- Given task -
Retype only the lines from the top of the records to the line with "import datetime", including that line but none of the pictures.

----

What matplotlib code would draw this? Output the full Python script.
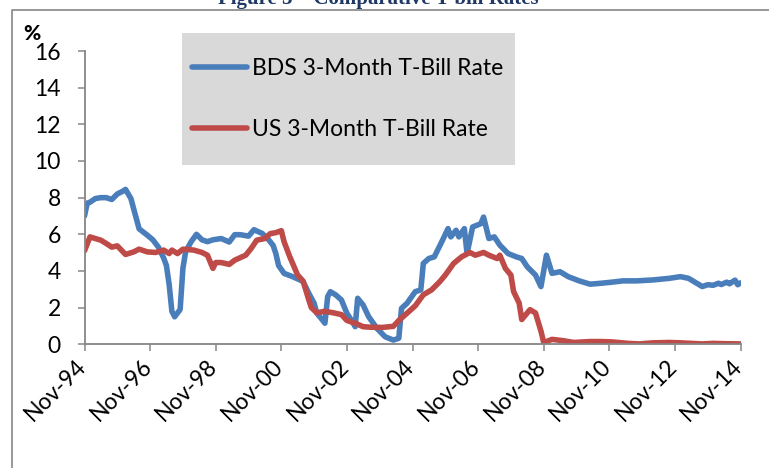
import matplotlib
matplotlib.use('Agg')
import matplotlib.pyplot as plt
import matplotlib.dates as mdates
import matplotlib.transforms as mtransforms
from matplotlib.patches import Rectangle
from matplotlib.lines import Line2D
import datetime

# BDS 3-month T-bill rate
bds_dates = ['1994-11', '1994-12', '1995-01', '1995-03', '1995-05', '1995-07', '1995-09', '1995-11',
             '1996-01', '1996-02', '1996-04', '1996-05', '1996-07', '1996-10', '1996-12', '1997-02',
             '1997-04', '1997-05', '1997-06', '1997-07', '1997-08', '1997-10', '1997-11', '1997-12',
             '1998-02', '1998-04', '1998-06', '1998-08', '1998-10', '1999-01', '1999-04', '1999-06',
             '1999-08', '1999-11', '2000-01', '2000-04', '2000-06', '2000-08', '2000-09', '2000-10',
             '2000-12', '2001-03', '2001-06', '2001-07', '2001-09', '2001-11', '2001-12', '2002-02',
             '2002-03', '2002-04', '2002-05', '2002-07', '2002-09', '2002-11', '2003-01', '2003-02',
             '2003-03', '2003-05', '2003-07', '2003-10', '2004-01', '2004-04', '2004-06', '2004-07',
             '2004-09', '2004-12', '2005-02', '2005-03', '2005-05', '2005-07', '2005-10', '2005-12',
             '2006-01', '2006-03', '2006-04', '2006-06', '2006-07', '2006-09', '2006-12', '2007-01',
             '2007-03', '2007-05', '2007-07', '2007-10', '2008-01', '2008-03', '2008-05', '2008-08',
             '2008-10', '2008-12', '2009-02', '2009-05', '2009-08', '2009-12', '2010-04', '2010-08',
             '2010-12', '2011-04', '2011-09', '2012-03', '2012-09', '2013-01', '2013-04', '2013-09',
             '2013-11', '2014-01', '2014-03', '2014-04', '2014-06', '2014-07', '2014-09', '2014-10',
             '2014-11']
bds_rates = [7.0, 7.7, 7.75, 7.95, 8.0, 8.0, 7.9, 8.2,
             8.35, 8.45, 7.95, 7.4, 6.3, 5.95, 5.7, 5.3,
             4.7, 4.3, 3.25, 1.8, 1.5, 1.9, 4.15, 5.05,
             5.6, 6.0, 5.7, 5.6, 5.7, 5.77, 5.58, 5.98,
             5.98, 5.9, 6.25, 6.05, 5.77, 5.4, 4.95, 4.3,
             3.87, 3.7, 3.5, 3.42, 2.8, 2.24, 1.7, 1.33,
             1.15, 2.6, 2.87, 2.69, 2.42, 1.69, 1.23, 0.96,
             2.51, 2.14, 1.51, 0.87, 0.41, 0.23, 0.33, 1.96,
             2.24, 2.87, 2.97, 4.41, 4.68, 4.77, 5.68, 6.31,
             5.86, 6.22, 5.86, 6.31, 4.95, 6.4, 6.58, 6.94,
             5.77, 5.86, 5.41, 4.95, 4.77, 4.68, 4.23, 3.78,
             3.15, 4.86, 3.87, 3.96, 3.69, 3.46, 3.28, 3.33,
             3.39, 3.46, 3.46, 3.51, 3.6, 3.69, 3.6, 3.15,
             3.25, 3.22, 3.33, 3.26, 3.39, 3.3, 3.5, 3.25,
             3.35]

# US 3-month T-bill rate
us_dates = ['1994-11', '1995-01', '1995-03', '1995-05', '1995-07', '1995-09', '1995-11', '1996-02',
            '1996-05', '1996-07', '1996-10', '1997-01', '1997-04', '1997-06', '1997-07', '1997-09',
            '1997-11', '1998-03', '1998-06', '1998-08', '1998-10', '1998-11', '1999-01', '1999-04',
            '1999-06', '1999-10', '1999-12', '2000-02', '2000-05', '2000-07', '2000-09', '2000-11',
            '2000-12', '2001-02', '2001-05', '2001-07', '2001-09', '2001-10', '2001-12', '2002-03',
            '2002-06', '2002-09', '2002-11', '2003-02', '2003-05', '2003-08', '2003-12', '2004-04',
            '2004-06', '2004-09', '2004-12', '2005-03', '2005-06', '2005-09', '2005-11', '2006-02',
            '2006-05', '2006-08', '2006-10', '2007-01', '2007-03', '2007-06', '2007-07', '2007-09',
            '2007-11', '2007-12', '2008-02', '2008-03', '2008-05', '2008-06', '2008-08', '2008-10',
            '2008-11', '2009-02', '2009-06', '2009-10', '2010-04', '2010-08', '2010-12', '2011-06',
            '2011-10', '2012-03', '2012-09', '2013-01', '2013-05', '2013-09', '2014-01', '2014-06',
            '2014-11']
us_rates = [5.1, 5.86, 5.77, 5.68, 5.5, 5.3, 5.37, 4.9,
            5.04, 5.19, 5.04, 5.01, 5.14, 4.95, 5.14, 4.95,
            5.19, 5.14, 5.01, 4.86, 4.14, 4.46, 4.46, 4.36,
            4.59, 4.86, 5.23, 5.68, 5.77, 6.04, 6.09, 6.2,
            5.6, 4.8, 3.78, 3.45, 2.45, 2.0, 1.72, 1.8,
            1.72, 1.62, 1.3, 1.15, 0.96, 0.93, 0.92, 0.98,
            1.3, 1.7, 2.1, 2.7, 2.97, 3.42, 3.78, 4.41,
            4.77, 5.01, 4.86, 5.01, 4.86, 4.68, 4.86, 4.14,
            3.78, 2.88, 2.25, 1.35, 1.71, 1.89, 1.71, 0.72,
            0.09, 0.27, 0.2, 0.1, 0.15, 0.15, 0.13, 0.05,
            0.02, 0.08, 0.1, 0.08, 0.05, 0.02, 0.05, 0.03,
            0.02]

tick_years = list(range(1994, 2015, 2))

def to_date(s):
    return datetime.datetime.strptime(s, '%Y-%m')

font = 'Lato'
blue = '#4a7ebb'
red = '#be4b48'
W, H = 769, 468
fig = plt.figure(figsize=(W / 100, H / 100), dpi=100)
ax = fig.add_axes([84.5 / W, 1 - 344.3 / H, 656 / W, (344.3 - 51) / H])

ax.plot([to_date(d) for d in bds_dates], bds_rates, color=blue, lw=4,
        solid_joinstyle='round', solid_capstyle='round')
ax.plot([to_date(d) for d in us_dates], us_rates, color=red, lw=4,
        solid_joinstyle='round', solid_capstyle='round')

ax.set_xlim(datetime.datetime(1994, 11, 1), datetime.datetime(2014, 11, 1))
ax.set_ylim(0, 16)
ax.set_yticks(range(0, 17, 2))
ax.set_xticks([datetime.datetime(y, 11, 1) for y in tick_years])
ax.xaxis.set_major_formatter(mdates.DateFormatter('%b-%y'))

for s in ['top', 'right']:
    ax.spines[s].set_visible(False)
for s in ['left', 'bottom']:
    ax.spines[s].set_color('#868686')
    ax.spines[s].set_linewidth(1.3)
ax.tick_params(axis='both', direction='out', length=5, width=1.1, color='#868686',
               labelsize=16.5, labelcolor='black')
ax.tick_params(axis='y', pad=12)
ax.tick_params(axis='x', pad=3)
offset = mtransforms.ScaledTranslation(6 / 100, 0, fig.dpi_scale_trans)
for lab in ax.get_xticklabels():
    lab.set_rotation(45)
    lab.set_ha('right')
    lab.set_fontfamily(font)
    lab.set_transform(lab.get_transform() + offset)
for lab in ax.get_yticklabels():
    lab.set_fontfamily(font)

# % label above the y axis
fig.text(32 / W, 1 - 33 / H, '%', ha='center', va='center', fontsize=15,
         fontweight='black', family=font)

# grey legend box
fig.patches.append(Rectangle((182 / W, 1 - 165 / H), (515 - 182) / W, (165 - 33) / H,
                             transform=fig.transFigure, facecolor='#d9d9d9',
                             edgecolor='none', zorder=0))
handles = [Line2D([0], [0], color=blue, lw=4, solid_capstyle='round'),
           Line2D([0], [0], color=red, lw=4, solid_capstyle='round')]
fig.legend(handles, ['BDS 3-Month T-Bill Rate', 'US 3-Month T-Bill Rate'],
           loc='center left', bbox_to_anchor=(181 / W, 1 - 99 / H), frameon=False,
           prop={'family': font, 'size': 16.5}, handlelength=2.4, handletextpad=0.2,
           labelspacing=1.75, borderpad=0)

# outer chart border
fig.add_artist(Line2D([12 / W, 12 / W, 1.0], [0.0, 1 - 10 / H, 1 - 10 / H],
                      transform=fig.transFigure, color='#868686', lw=1.2))

# cut-off figure title
fig.text(378 / W, 1 - 4 / H, 'Figure 3 \u2013 Comparative T-bill Rates', ha='center',
         va='baseline', fontsize=15, fontweight='bold', color='#1f3864',
         family='Liberation Serif')

fig.savefig('out.png', dpi=100)
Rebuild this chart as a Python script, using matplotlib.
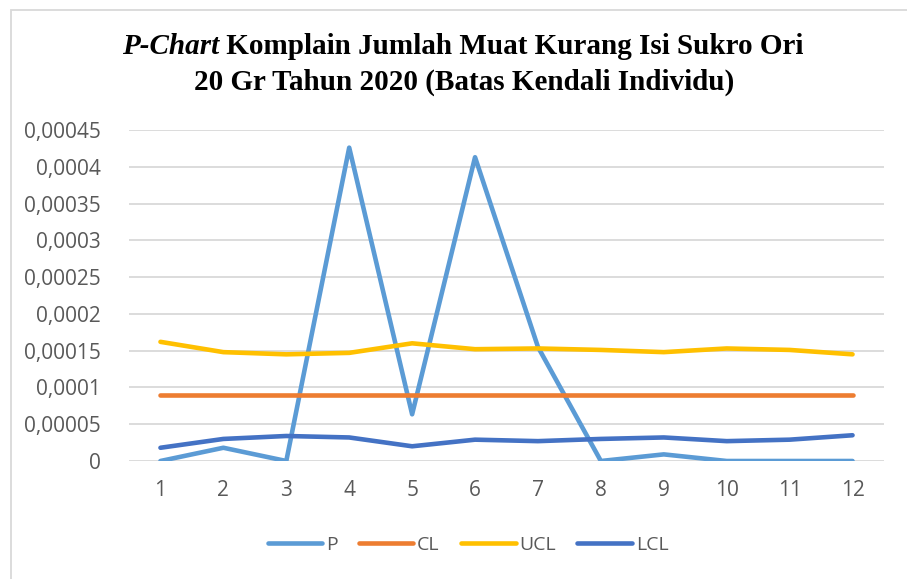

----

- The solution -
What matplotlib code would draw this? Output the full Python script.
import matplotlib
matplotlib.use('Agg')
import matplotlib.pyplot as plt
import matplotlib.dates as mdates
import matplotlib.transforms as mtransforms
from matplotlib.patches import Rectangle
from matplotlib.lines import Line2D
import datetime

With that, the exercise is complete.